Monday, December 18, 2006

Ignatieff tapped as Liberal deputy leader

This might not be the very best picture for this story about possibly bringing the wolf into the house but the story has the potential to lead to great things.

For those with long memories, the 1984 Liberal leadership (Turner over Chretien) was a disaster where Chretien resigned shortly after from the House of Commons. Blood continued to drip for years as the defeated sought to overturn the victors through any means necessary.

The aftermath of the 1990 leadership race (Chretien over Martin) provided a lighter alternative. Martin didn't resign and poke from the outside. Instead he stayed on and provided the country with one of the most valuable PM-Fin minister partnerships of recent years.

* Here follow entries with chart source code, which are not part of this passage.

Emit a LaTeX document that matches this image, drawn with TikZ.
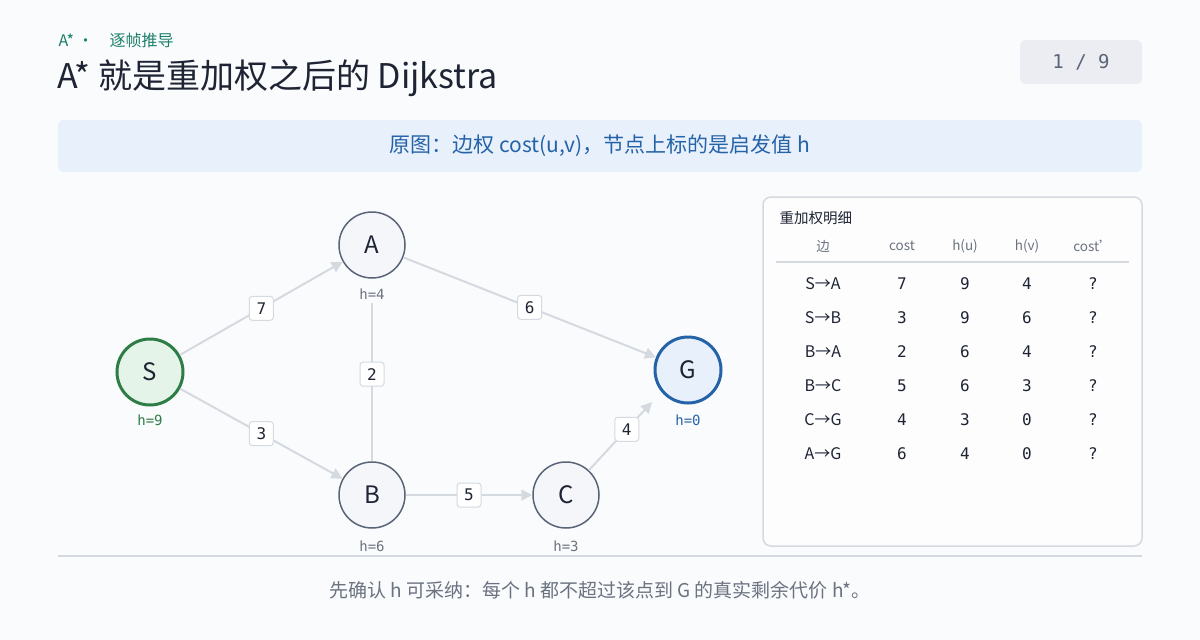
\documentclass[tikz,border=0pt]{standalone}
\usepackage{fontspec}
\setmainfont{Noto Sans CJK SC}
\setmonofont{DejaVu Sans Mono}
\usetikzlibrary{arrows.meta}
\definecolor{bgc}{HTML}{FAFBFC}
\definecolor{edgec}{HTML}{D5D9E0}
\definecolor{nodef}{HTML}{F4F6F9}
\definecolor{nodeb}{HTML}{5A6478}
\definecolor{startf}{HTML}{E5F4E8}
\definecolor{startb}{HTML}{2E7D46}
\definecolor{goalf}{HTML}{E8F0FC}
\definecolor{goalb}{HTML}{2563A8}
\definecolor{inkc}{HTML}{1E2433}
\definecolor{tealc}{HTML}{1A7F6B}
\definecolor{mutec}{HTML}{6B7280}
\tikzset{
  vtx/.style={circle, draw=nodeb, fill=nodef, line width=1.5pt, minimum size=66pt, inner sep=0pt, font=\fontsize{24}{24}\selectfont, text=inkc},
  hlab/.style={font=\ttfamily\fontsize{14}{14}\selectfont, text=mutec},
  wt/.style={draw=edgec, fill=white, rounded corners=3pt, line width=1pt, minimum width=24pt, minimum height=24pt, inner sep=0pt, font=\ttfamily\fontsize{16}{16}\selectfont, text=inkc},
  edg/.style={draw=edgec, line width=2pt, -{Triangle[length=11pt,width=11pt]}},
  cell/.style={font=\ttfamily\fontsize{16}{16}\selectfont, text=inkc},
  head/.style={font=\fontsize{13.5}{13.5}\selectfont, text=mutec}
}
\begin{document}
\begin{tikzpicture}[x=1pt,y=-1pt]
\fill[bgc] (0,0) rectangle (1200,640);
\useasboundingbox (0,0) rectangle (1200,640);

% header
\node[anchor=west, text=tealc, font=\fontsize{16}{16}\selectfont] (kicker) at (55,40) {A* ·\quad 逐帧推导};
\node[anchor=west, text=inkc, font=\fontsize{34}{34}\selectfont] (title) at (54,78) {A* 就是重加权之后的 Dijkstra};
\node[fill=nodef!70!edgec, rounded corners=6pt, minimum width=122pt, minimum height=44pt, text=nodeb, font=\ttfamily\fontsize{19}{19}\selectfont] (page) at (1081,62) {1 / 9};
\node[fill=goalf, rounded corners=6pt, minimum width=1084pt, minimum height=52pt, text=goalb, font=\fontsize{21}{21}\selectfont] (banner) at (600,146) {原图：边权 cost(u,v)，节点上标的是启发值 h};

% graph
\node[vtx, draw=startb, fill=startf, line width=3pt] (S) at (150,372) {S};
\node[vtx] (A) at (372,245) {A};
\node[vtx] (B) at (372,495) {B};
\node[vtx] (C) at (566,495) {C};
\node[vtx, draw=goalb, fill=goalf, line width=3pt] (G) at (688,370) {G};
\node[hlab, text=startb] (hS) at (150,420) {h=9};
\node[hlab] (hA) at (372,294) {h=4};
\node[hlab] (hB) at (372,546) {h=6};
\node[hlab] (hC) at (566,546) {h=3};
\node[hlab, text=goalb] (hG) at (688,420) {h=0};
\coordinate (cg) at (652,402);

\draw[edg] (S) -- node[wt] {7} (A);
\draw[edg] (S) -- node[wt] {3} (B);
\draw[edg] (A) -- node[wt, pos=0.5] {6} (G);
\draw[edg, -] (hA) -- node[wt, pos=0.45] {2} (B);
\draw[edg] (B) -- node[wt] {5} (C);
\draw[edg] (C) -- node[wt, pos=0.6] {4} (cg);

% table
\draw[draw=edgec, fill=white!60!bgc, line width=1.5pt, rounded corners=8pt] (763,197) rectangle (1142,546);
\node[anchor=west, text=inkc, font=\fontsize{14.5}{14.5}\selectfont] (ttl) at (776,218) {重加权明细};
\node[head] at (823,246) {边};
\node[head] at (902,246) {cost};
\node[head] at (965,246) {h(u)};
\node[head] at (1027,246) {h(v)};
\node[head] at (1093,246) {cost'};
\draw[edgec, line width=1.5pt] (776,262) -- (1129,262);
\foreach \e/\c/\u/\v [count=\i] in {S/7/9/4, S/3/9/6, B/2/6/4, B/5/6/3, C/4/3/0, A/6/4/0}{
  \node[cell] at (902,250+34*\i) {\c};
  \node[cell] at (965,250+34*\i) {\u};
  \node[cell] at (1027,250+34*\i) {\v};
  \node[cell] at (1093,250+34*\i) {?};
}
\foreach \lab [count=\i] in {S→A, S→B, B→A, B→C, C→G, A→G}{
  \node[text=inkc, font=\fontsize{16}{16}\selectfont] at (823,250+34*\i) {\lab};
}

% footer
\draw[edgec, line width=1.5pt] (58,556) -- (1142,556);
\node[text=mutec, font=\fontsize{19}{19}\selectfont] (foot) at (600,590) {先确认 h 可采纳：每个 h 都不超过该点到 G 的真实剩余代价 h*。};
\end{tikzpicture}
\end{document}
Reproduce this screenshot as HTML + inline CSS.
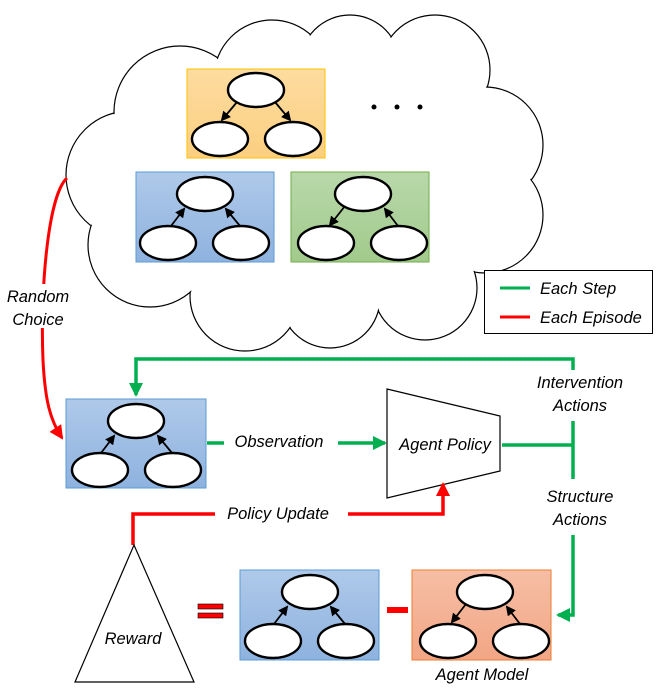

And, by the way, he and his minions worked steadily to undermine the sitting prime minister and to push him out at the very earliest opportunity.

The 2003 leadership run saw a rout (Martin over ... who was that again??) where one man and his supporters controlled the party machinery and enjoyed the wide support of the party membership in a way rarely seen before. Martin faced no real organized internal or external party factions arrayed against him because his team had ruthlessly smite them all except for the occasional remaining Chretien loyalists.

To the surprise of most, it turned out that his main threat to continued Liberal hegemony was himself.

I remember attending a breakfast with the 2001 leadership candidates of the NL Liberal party. Roger Grimes, John Efford and Paul Dicks were polite and even downright warm to each other. The one thing they all agreed on was that after the race, ranks would be closed and the party would remain united and strong.

It took Paul Dicks until the end of the convention day to walk out of the party and politics. Efford stuck it out a little longer, some weeks as I recall, before he too huffed off to Ottawa in a cloud of acrimony.

Turned out that Grimes had won a Pyhrric victory - while he won the leadership of the party, it was badly divided and headed for political oblivion.

So now we have the possibility of a new day. Stephane Dion is moveing to include more former rivals in ways more meaningful than we've seen from a major party in a long time, perhaps ever.

Besides Ignatieff as deputy leader, CBC reports that Bob Rae will be in charge of developing the party platform for the next election,Gerard Kennedy will play a senior role in organizing the national election campaign and Martha Hall Findlay might be given the task of traveling the country and consulting with the Liberal grassroots on policy.

Is he letting the wolves into the house? Or is he strengthening the cause of party unity and providing a cohesive front to voters as a powerful and attractive alternative to the Conservatives?

It all depends on how well the former rivals stay former rivals and not prematurely future rivals angling for another round.